James Wright - Second-Class Passenger

James Floyd Wright was a sixteen-year-old second-class passenger on the Valencia. On the night of 22 January 1906, the Pacific Coast Steamship Company’s steamer SS Valencia struck a reef off Vancouver Island and broke apart in heavy seas. Of the roughly 110 passengers and 65 crew aboard, only 38 would survive. Among the estimated 137 souls lost was a slight, homesick sixteen-year-old boy from Seattle named James Floyd Wright, whose body, like so many others, was never recovered. James’s story is not one of heroic sacrifice or high adventure, but of a child caught up in the brutal realities of the maritime world at the turn of the century, and of a mother’s desperate hope that ended in heartbreak just days from reunion.

A Boy Shanghaied

James Wright lived with his widowed mother, Mrs. A. Wright, at 759 Harrison Street in Seattle. Until early 1905 he was an ordinary schoolboy, attending Mercer School. Sometime that winter, lured perhaps by tales of the sea or simply by the promise of a few dollars, the fifteen-year-old traveled up to Port Townsend. There, in the rough waterfront boarding houses and crimping dens that still flourished despite growing outrage, he was forced or coerced aboard a British sailing ship bound for Australia. The practice known as “shanghaiing” was illegal but common; boys and men were routinely kidnapped and forced to work as sailors for months or years at sea.

For the next year James sailed “before the mast” on windjammers, enduring the dangers and brutal discipline of deep-water sailing. From Australia he signed on another vessel to Callao, Peru. Stranded and penniless in South America, he appealed through American consular officials for help. The State Department eventually intervened, advancing small sums that allowed him to work his passage northward, first to Panama and then to San Francisco.

“This is my last trip on water”

He arrived in San Francisco about three weeks before Christmas 1905, exhausted, broke, and thoroughly cured of any romance the sea might once have held. He immediately wrote to his mother. Mrs. Wright wired money at once, enough for a second-class ticket home on the coastal steamer Valencia, scheduled to sail north on 20 January 1906.
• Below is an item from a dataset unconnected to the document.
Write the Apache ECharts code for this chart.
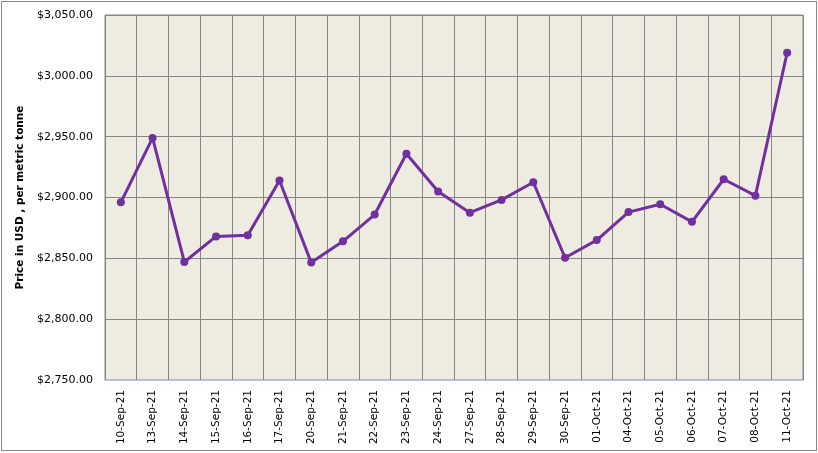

A boyhood friend accompanied James to the dock. As they said goodbye, James told him, “This is my last trip on water. I’m sick of the sea and am going back home to make mother happy.”

The Final Voyage

The Valencia left San Francisco on schedule, but thick fog, bad weather and a fatal navigational misjudgement by the Captain resulted in the disaster. Just before midnight on 22 January she smashed onto the rocks near Pachena Point, Vancouver Island. Over the next thirty-six hours passengers and crew endured a nightmare of broken lifeboats, drowning in the surf and failed rescue attempts. Mostly women and children were put into the first boats; almost all were horrifically killed when the boats smashed against the Valencia or overturned in the crashing seas. James Wright, traveling second class and only sixteen, would have had little chance in the panic and almost none once the ship began to break up. No survivor ever reported seeing him after the wreck. His name appeared on every subsequent list of the lost.

A Sister’s Gesture, a Government’s Shame

In March 1906, James’s older sister, Miss Ella Wright, discovered that the State Department had spent $43.34 helping her brother escape South America the previous year. Wanting no debt to hang over the family, she mailed a check in reimbursement. C. H. Humphrey, a Washington state official who had taken up the Wrights’ cause, returned the money with a stinging letter to the Assistant Secretary of State:

“The government’s neglect in not protecting Pacific coast shipping is responsible for the grief of young Wright’s widowed mother and sister.”

Humphrey refused to allow the family to repay even the small sum spent to save James from Peru, declaring that if the department insisted, he would cover it himself rather than burden “the family of the victim of the Valencia disaster.”

The letter was widely reprinted. Coming so soon after the Valencia horror—one of the worst maritime disasters in Pacific Northwest history—it added one more voice to the public outcry that finally forced the creation of more lighthouses, life-saving stations and a rescue trail along the coast of Vancouver Island known today as the West Coast Trail. The West Coast Trail hugs the magnificently wild and most deadly section of coast in the treacherous “Graveyard of the Pacific”.

James Floyd Wright was sixteen years old. He had sailed halfway around the world against his will, survived storms, cruelty, and poverty, and was only days from home when the sea claimed him after all.

His mother kept vigil for months, hoping against hope that some miracle had carried him to shore unidentified. No such miracle came. Like scores of his fellow passengers, James simply vanished into the cold waters off Vancouver Island.

He remains there still—one of the Valencia’s nameless ghosts, a boy who had seen too much of the ocean and only wanted to come home to his mother.